Alas, the report characterized the much-ballyhooed event as having marginal economic impact on the city. While Mayor Thomas Menino predicted that the convention would rake in $154 million, the actual yield was substantially less, the study said.

Among the reasons: normal workday productivity was halted due to road closures, other revenue generating non-DNC events were canceled, and spending among delegates and non-delegates in Boston's restaurants and shops was less than projected as attendees gathered instead at corporate parties and receptions.

In fact, many local businesses wound up saddled with "extra inventory and empty seats and cash registers." In the end, the BHI survey of one hundred local businesses concluded that only 11% reported an expected increase in patronage.

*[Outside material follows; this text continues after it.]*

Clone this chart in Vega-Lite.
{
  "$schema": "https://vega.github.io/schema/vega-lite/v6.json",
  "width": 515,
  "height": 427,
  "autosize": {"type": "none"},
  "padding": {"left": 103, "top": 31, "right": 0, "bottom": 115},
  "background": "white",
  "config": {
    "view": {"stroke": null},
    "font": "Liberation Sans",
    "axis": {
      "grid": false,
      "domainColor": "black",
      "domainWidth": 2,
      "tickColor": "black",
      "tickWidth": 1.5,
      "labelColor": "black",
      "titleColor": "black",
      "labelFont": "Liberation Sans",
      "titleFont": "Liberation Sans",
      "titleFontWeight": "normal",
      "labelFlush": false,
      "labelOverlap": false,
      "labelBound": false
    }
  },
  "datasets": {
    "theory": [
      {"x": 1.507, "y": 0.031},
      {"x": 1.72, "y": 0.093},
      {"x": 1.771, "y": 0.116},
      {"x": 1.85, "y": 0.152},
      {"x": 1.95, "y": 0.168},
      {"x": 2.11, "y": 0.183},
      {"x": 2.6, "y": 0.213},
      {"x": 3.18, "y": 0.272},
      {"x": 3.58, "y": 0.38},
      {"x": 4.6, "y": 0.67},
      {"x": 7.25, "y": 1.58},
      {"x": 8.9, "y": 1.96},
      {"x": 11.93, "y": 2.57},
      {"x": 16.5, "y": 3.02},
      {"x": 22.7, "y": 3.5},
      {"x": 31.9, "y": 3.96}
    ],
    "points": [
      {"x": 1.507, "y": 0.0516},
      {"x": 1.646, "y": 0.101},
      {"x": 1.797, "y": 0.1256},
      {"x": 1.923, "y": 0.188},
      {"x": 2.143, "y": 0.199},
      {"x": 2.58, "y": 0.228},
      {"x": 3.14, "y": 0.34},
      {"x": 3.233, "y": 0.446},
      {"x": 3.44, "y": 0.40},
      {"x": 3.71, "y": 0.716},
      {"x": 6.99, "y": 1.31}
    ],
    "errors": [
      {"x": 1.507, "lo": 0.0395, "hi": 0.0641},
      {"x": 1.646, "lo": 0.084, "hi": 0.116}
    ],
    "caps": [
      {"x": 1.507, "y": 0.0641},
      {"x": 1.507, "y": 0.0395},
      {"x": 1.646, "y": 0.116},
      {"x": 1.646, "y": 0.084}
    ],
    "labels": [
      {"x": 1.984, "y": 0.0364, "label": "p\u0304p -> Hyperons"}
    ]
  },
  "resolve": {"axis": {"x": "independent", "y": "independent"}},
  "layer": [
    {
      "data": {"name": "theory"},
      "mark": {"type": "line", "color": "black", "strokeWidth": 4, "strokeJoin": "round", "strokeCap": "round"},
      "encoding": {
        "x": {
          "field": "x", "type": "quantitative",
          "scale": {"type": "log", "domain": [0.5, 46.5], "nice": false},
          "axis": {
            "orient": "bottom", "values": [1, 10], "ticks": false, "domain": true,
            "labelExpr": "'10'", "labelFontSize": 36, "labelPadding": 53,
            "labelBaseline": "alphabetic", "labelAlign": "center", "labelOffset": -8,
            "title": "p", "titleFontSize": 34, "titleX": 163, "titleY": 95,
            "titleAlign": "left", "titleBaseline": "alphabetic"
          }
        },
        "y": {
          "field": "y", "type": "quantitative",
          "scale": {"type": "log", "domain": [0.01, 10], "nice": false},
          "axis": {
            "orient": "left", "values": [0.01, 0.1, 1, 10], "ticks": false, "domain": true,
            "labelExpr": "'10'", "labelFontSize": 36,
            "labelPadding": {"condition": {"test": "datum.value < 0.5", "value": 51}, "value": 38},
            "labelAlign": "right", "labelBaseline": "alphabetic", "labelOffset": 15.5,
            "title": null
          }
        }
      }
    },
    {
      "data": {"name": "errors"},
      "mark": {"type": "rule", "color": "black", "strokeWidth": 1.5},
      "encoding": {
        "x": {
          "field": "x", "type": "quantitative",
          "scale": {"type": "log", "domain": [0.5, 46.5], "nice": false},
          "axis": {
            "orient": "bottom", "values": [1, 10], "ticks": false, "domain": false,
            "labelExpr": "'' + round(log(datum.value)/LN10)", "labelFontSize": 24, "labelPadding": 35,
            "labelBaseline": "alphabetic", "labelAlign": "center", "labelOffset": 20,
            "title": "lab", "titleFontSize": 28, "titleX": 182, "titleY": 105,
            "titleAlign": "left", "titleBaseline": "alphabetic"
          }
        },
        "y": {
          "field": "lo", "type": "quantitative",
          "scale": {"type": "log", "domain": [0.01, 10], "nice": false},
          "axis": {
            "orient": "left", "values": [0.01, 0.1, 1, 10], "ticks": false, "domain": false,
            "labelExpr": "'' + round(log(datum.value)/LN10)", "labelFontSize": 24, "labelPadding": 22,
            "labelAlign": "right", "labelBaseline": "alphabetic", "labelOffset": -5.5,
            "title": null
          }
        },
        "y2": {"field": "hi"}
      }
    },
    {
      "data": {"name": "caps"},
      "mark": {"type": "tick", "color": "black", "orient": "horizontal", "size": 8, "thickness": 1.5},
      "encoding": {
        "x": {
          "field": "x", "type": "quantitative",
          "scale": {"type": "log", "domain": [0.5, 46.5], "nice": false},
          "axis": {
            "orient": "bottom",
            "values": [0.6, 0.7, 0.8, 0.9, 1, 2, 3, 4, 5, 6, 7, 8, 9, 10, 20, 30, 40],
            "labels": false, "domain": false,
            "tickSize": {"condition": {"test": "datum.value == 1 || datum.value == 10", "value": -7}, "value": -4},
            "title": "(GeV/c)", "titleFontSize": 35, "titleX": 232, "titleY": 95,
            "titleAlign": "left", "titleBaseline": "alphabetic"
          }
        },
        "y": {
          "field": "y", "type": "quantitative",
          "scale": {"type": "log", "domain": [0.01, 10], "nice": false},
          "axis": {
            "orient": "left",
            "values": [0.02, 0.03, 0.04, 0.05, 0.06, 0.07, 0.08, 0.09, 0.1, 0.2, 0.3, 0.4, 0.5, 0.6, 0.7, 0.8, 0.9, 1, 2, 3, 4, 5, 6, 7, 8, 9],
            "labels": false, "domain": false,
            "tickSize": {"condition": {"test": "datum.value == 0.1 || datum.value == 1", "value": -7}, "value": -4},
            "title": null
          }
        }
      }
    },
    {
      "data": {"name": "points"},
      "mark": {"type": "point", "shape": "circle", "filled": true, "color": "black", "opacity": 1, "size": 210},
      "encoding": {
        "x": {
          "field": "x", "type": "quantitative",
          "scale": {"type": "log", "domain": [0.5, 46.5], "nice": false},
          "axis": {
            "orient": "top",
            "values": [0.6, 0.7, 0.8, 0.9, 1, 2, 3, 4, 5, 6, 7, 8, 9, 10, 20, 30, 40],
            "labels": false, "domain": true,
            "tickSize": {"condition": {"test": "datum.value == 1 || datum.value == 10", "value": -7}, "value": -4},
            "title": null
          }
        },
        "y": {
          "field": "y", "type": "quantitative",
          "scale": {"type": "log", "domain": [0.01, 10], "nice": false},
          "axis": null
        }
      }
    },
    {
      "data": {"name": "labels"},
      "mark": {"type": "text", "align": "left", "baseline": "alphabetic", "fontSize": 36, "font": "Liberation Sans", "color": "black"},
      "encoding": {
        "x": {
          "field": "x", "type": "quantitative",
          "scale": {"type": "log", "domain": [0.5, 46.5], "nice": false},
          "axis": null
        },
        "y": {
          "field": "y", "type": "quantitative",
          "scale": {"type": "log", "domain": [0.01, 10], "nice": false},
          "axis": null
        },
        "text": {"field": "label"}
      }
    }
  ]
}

Similarly, while Denver officials calculated that the DNC generated an regional economic benefit of $266 million in direct and indirect spending, and $133.5 million in direct spending in Denver, those estimates didn't fully account for lost or displaced business due to the convention, some business leaders have argued.

Harvey Gantt said it best when he warned the crowd: "Everybody might be excited. But we've got to manage the expectations, too. Some folks will be fortunate enough to get it (a DNC-induced payday), but some of you won't."















Wednesday, June 8, 2011

DNC's Donkey to Charlotte: "Time to Pony Up!"

It's taken a while, but city leaders are finally running out of superlatives to express their joy and pride in hosting a national political convention. The new obsession: money, or more specifically raising the $36 million the Democratic National Committee will need to pull off the September 2012 event.

Speaking at a breakfast gathering Wednesday morning at the Levine Museum of the New South, Mayor Anthony Foxx and Duke Energy CEO Jim Rogers, who is spearheading the fund-raising efforts for the convention, traded a few memories of the long, nail-biting journey traveled to bring the convention to Charlotte - and civic and economic boost we'll get from it.

When it's all over, Foxx said, "it will be a transformational event", "...the world will know this is not just Anywhere, U.S.A." Chimed Rogers: "It will elevate us on a national and international stage. People will be saying, `We want to move to Charlotte.'"

Meanwhile, though, Foxx and Rogers also conceded that hitting the DNC's $36 million target will be quite a challenge. The reason: new rules that prohibit corporate cash and individual contributions over $100,000.

"It's not going to be easy," Rogers said. "There was a time when I could have just called 50 CEOs."

The $36.6 million to be raised by DNC host committee would, among other things, cover the millions in expenses for upfitting Time Warner Cable Arena, as well as other production costs and transportation for an expected 30,000 delegates and media members.

While Democratic leaders have said the measures put in place to ensure "a people's convention," the changes (a model that was, Foxx said, successfully deployed during President Obama's inauguration) represent a dramatic departure from the way other party conventions have been financed.

In 2008, for example, some companies gave $1 million or more to help Democrats and Republicans stage conventions in Denver and St. Paul.

"That was wholesale," Rogers quipped, "and now it's retail." He added: "Imagine trying to get 360 people to write a check for a $100,000."

To cushion against slower-than-normal fund-raising and potential cash flow problems, Fifth Third Bank has extended the host committee a $10 million line of credit.

Rogers said he expects many contributions will come from individual and organizations outside of Charlotte, and has begun meeting with wealthy party donors.